Community-based rehabilitation research
Our team spans multiple roles and stretches across continents. It includes 20+ IHP graduate students in multiple disciplines, IHP faculty members, and 30+ contributors in Jordan, including a project manager, rehabilitation volunteers, and community-workers.
Our Stakeholders include:
- United Nations for Relief and Works Agency for Palestine Refugees in the Near East (UNRWA)
- The Jordanian Higher Council of the Rights of People with Disability: Both UNRWA and the Higher Council help us coordinate who needs training and where in Jordan
- World Health Organization (WHO)- Community Based Rehabilitation: Our model and materials are based on content from WHO
- The Refugee Dream Center- Rhode Island: The Dream Center is our research partner and assists us in Arabic language material translation
- The MGH Health Disparities Unit: We develop interventions for refugees with assistance from this MGH unit
More than one billion people worldwide live with a disability, yet rehabilitation professionals are scarce in low- and middle-income countries. Attempts to expand access to rehabilitation services have encountered barriers on multiple levels: limited resources on the systemic level, hierarchies on the professional level, and cultural stigma on the community level. We sought to determine if an academic-community partnership could overcome multiple levels of barriers to expand services for people with disabilities.
Alheresh, R. and Cahn, P.S., 2020. Expanding Global Rehabilitation Services through International Academic-Community Partnerships. Annals of Global Health, 86(1), p.71. http://doi.org/10.5334/aogh.2876
The lack of training and education of Community-Based Rehabilitation (CBR) workers poses one of the most significant barriers to receiving effective occupational, physical and speech therapy for individuals with disabilities in Low-to-Middle Income Countries (LMIC), especially in countries with significant refugee populations. The aim of this study was to successfully implement a telehealth support system for CBR workers, evaluate the feasibility and acceptability of this intervention’s implementation among CBR workers in the CBR setting, and further identify strategies to address the deficit of skilled rehabilitation workers in LMIC through technological intervention.
Bria Mitchell-Gillespie, B., Hashim, H., Griffin, M., and AlHeresh, R., 2020. Sustainable support solutions for community-based rehabilitation workers in refugee camps: piloting telehealth acceptability and implementation.

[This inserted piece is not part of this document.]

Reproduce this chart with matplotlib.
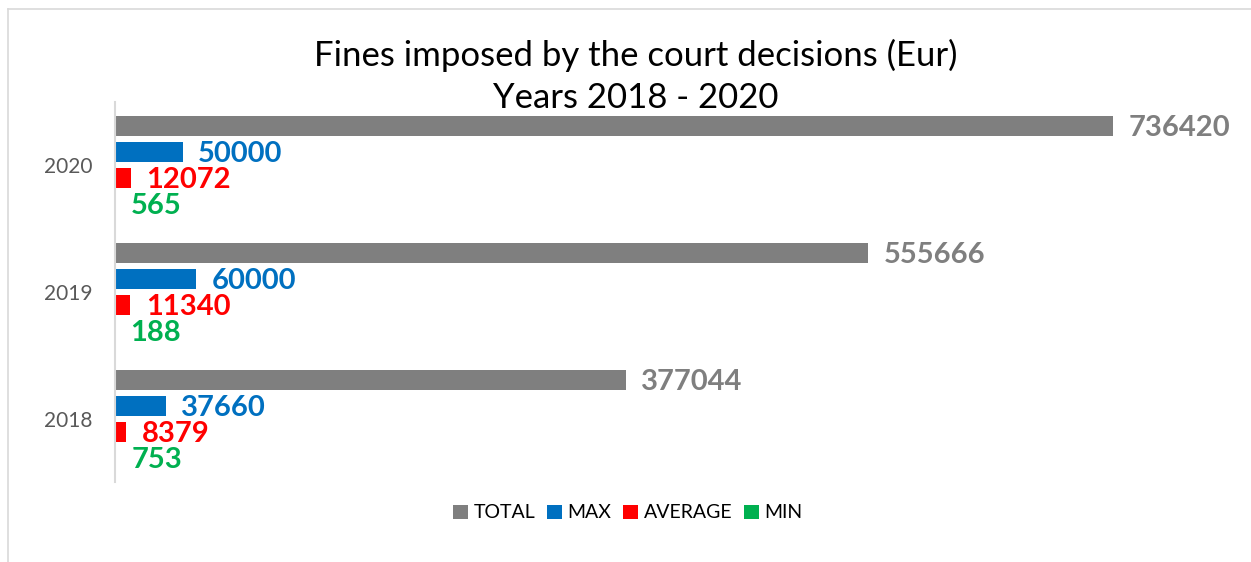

Globalization and Health, 16:82 https://doi.org/10.3390/disabilities1040031
Individuals with disabilities face marginalization in society and are more likely to experience depression compared to the general population. Despite this, the health system in Jordan is not adequately equipped to screen for or manage depression as a comorbid condition. This study fills in gaps concerning the prevalence of depression and its correlates among Jordanian adults with a physical disability. Professionals in Jordan, including rehab specialists, have a role in both screening for and preventing depression, and this study acts as a point of reference for these professionals.
Griffin M, Mitchell-Gillespie B, Hashim H, AlHeresh R. Predicting Depression among Jordanian Adults with Disabilities According to the International Classification of Functioning, Disability and Health: A Pilot Study. Disabilities. 2021; 1(4):450-458. https://doi.org/10.3390/disabilities1040031
A social determinant of health, migration, if forced, impacts health negatively in refugees and asylum seekers for several disease outcomes. This is the first systematic review and meta-analysis assessing cardiovascular disease incidence and risk factors among refugees and asylum seekers.
Al-Rousan, T., AlHeresh, R., Saadi, A., El-Sabrout, H., Young, M., Benmarhnia, T., Han, B. H., & Alshawabkeh, L. (2022). Epidemiology of cardiovascular disease and its risk factors among refugees and asylum seekers: Systematic review and meta-analysis. International Journal of Cardiology Cardiovascular Risk and Prevention, 12, 200126. https://doi.org/10.1016/j.ijcrp.2022.200126
Refugees face significantly worse mental health outcomes compared to the general population within their host country. While there is a strong need for refugee-specific mental health programs, very few exist within the United States. Utilizing Community-based Participatory Research methods, a community-based mental health intervention for refugees is under development. This study shared the in-development intervention with refugees, holding a series of three focus groups to gain feedback on the intervention content and determine acceptability.
Hillegass, S. (OTD '22), & AlHeresh, R. (2022). Community-based mental health for refugees: A qualitative study to inform intervention development. 2022 North American Refugee Health Conference, Cleveland, Ohio.